Reducing cash outflows by cutting or reducing costs

The other way to reduce your cash outflows is to reduce your cost of purchases together with your overhead costs and expenses.

This can be achieved either by re-negotiating terms and rates with your existing suppliers. Or you could find alternative suppliers at a better rate.

However, never cut costs at the expense of quality or service. This may work in the short term, but in the long term this will not be good for business.

Cut costs out all together

You could review your overhead costs and see what costs and expenses are not required.

I always recommend to review monthly management accounts and the year end profit and loss to see how money could be saved.

Keeping an eye on what is spent by the business will keep overheads in control. This will have the effect of reducing your cash outflows, which will result in increased cash flows.

Set budgets to restrict what is spent.

Having a budget will force you and your employees to focus on what they buy. This will keep a level of control over what is spent, rather than spending for the sake of it.

Prepare cash flow forecasts for at least the following 12 months. This will serve a number of purposes. The first is you will have a budget to work with and keep control of expenditure.
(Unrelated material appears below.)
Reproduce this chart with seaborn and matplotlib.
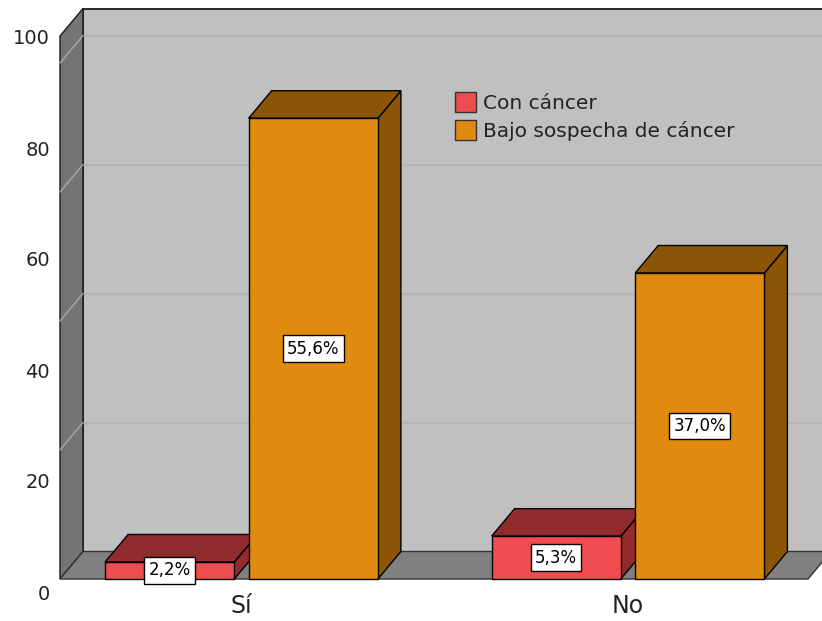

Secondly, your’ll have a sales target to work towards. Thirdly, by preparing cash flow forecasts you will know what to expect over the next 12 months.

Having cash flow projections is a good planning tool. It helps to avoid any nasty surprises.

What are the advantages of increasing cash flow from operations?

The advantages of increasing cash flow from operations was explained at the beginning of this article.

The main benefit is your business will have more cash in the bank. It will also be able to take advantage of opportunities to grow and invest for the future.

The other advantage of having better and improved cash flow is peace of mind. Running a business is stressful enough as it is, with out major cash flow problems to contend with.

Better cash flow equates to lower stress levels. Lower stress levels results in a healthier body. Lower stress allows you to think more clearly and to focus on growing the business.